Bookshelf/Standmount Speaker Projects

  • Shrubbery - A large "bookshelf" speaker using the HiVi D6.8 woofer and Seas H1499 DXT tweeter in the Parts Express 0.75 cu. ft. MT cabinet.

  • LithMTM - An MTM version of Lithium. This has a slightly laid back voicing, which works well for home theater and higher SPL applications (these can take a pounding).

  • Hafnium - A compact 3 way monitor using the Parts Express 0.38 cu. ft. cabinet. These can provide true full range sound down to 30 Hz for a small room.

  • Mercury - A value priced two way speaker using the HiVi M5n and Peerless BC25SC06-04 in the Parts Express 0.25 cu. ft. enclosure.

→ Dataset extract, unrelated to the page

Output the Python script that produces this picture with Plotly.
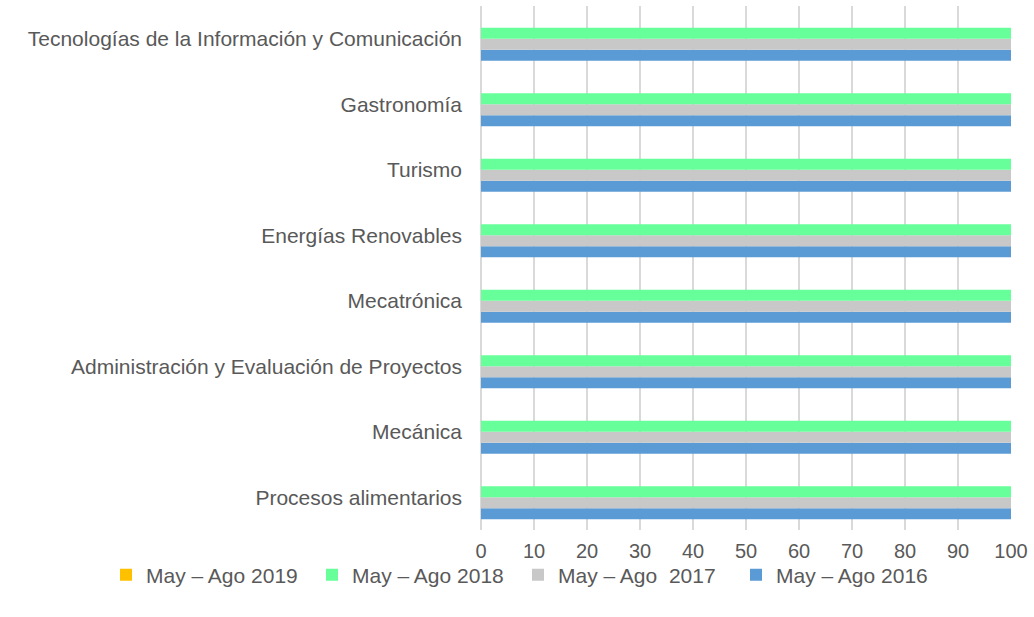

  • Argon - A full range monitor using the curved Parts Express 0.75 cu ft MTM cabinet. Drivers are the Denovo Anarchy woofer, Airborne wood cone midrange and Peerless BC25SC06-04 tweeter. This design has a neutral, low distortion presentation and bass extension below 30 Hz.

  • Zirconium - A 3 way monitor using the 0.56 cu. ft. Parts Express flat pack cabinet kit. Drivers are the Tang Band W6-1139SMF woofer, Dayton PS95-8 mid, and Dayton AMT Mini8 tweeter. This was my first 2016 Parts Express Speaker Building Design Team project. This design has more output capability than Hafnium and is lower cost with more detailed mids and highs vs. Argon.

Floorstanding Speaker Projects

  • Indium 7 - Another 2016 Parts Express Speaker Building Design Team project, the Indium 7 is a wide, shallow 3 way floorstander that is reminiscent of the Infinity Kappa series from the late 80's to early 90's. Demonstrates the virtues of a larger woofer in a sealed cabinet, along with a dome midrange and planar tweeter. Now that we have flat screen TV's hanging on our walls, maybe this form factor makes sense again...

  • Matrix Revolution - A slim tower (only 7" wide) using the Bohlender Graebener Neo3PDR tweeter, Neo8 Midrange, and a pair of Dayton ND140-8 woofers. The planar Neo3 and Neo8 drivers are great at resolving detail. The ND140's are compact, cost effective bass monsters and blend quite well with the mid and tweeter (maybe because their width is similar).

  • Manganese - an even slimmer tower (5" wide and 6" deep) designed for low cost and outdoor use. This speaker uses high value drivers (HiVi M4n and Peerless DX20) and may also work well for indoor applications requiring a small footprint, particularly in combination with a subwoofer.

Other Projects

  • Helium Soundbar - A compact soundbar based on the Helium Micromonitor design and the SMSL Q5 Pro amplifier. This uses the 8 ohm ND91 instead of the 4 ohm ND91 used in the Micromonitor, so the crossover is different.

  • HiVi DIY 3.1 Alternate Crossover - This is an affordable kit available on Amazon that uses high quality components. The stock crossover results in a significant high frequency emphasis, which those used to a more neutral presentation may find fatiguing. This project identifies several modifications to address the high frequency emphasis, ranging from adding a couple resistors to the completed speaker to changing out more than half of the crossover components.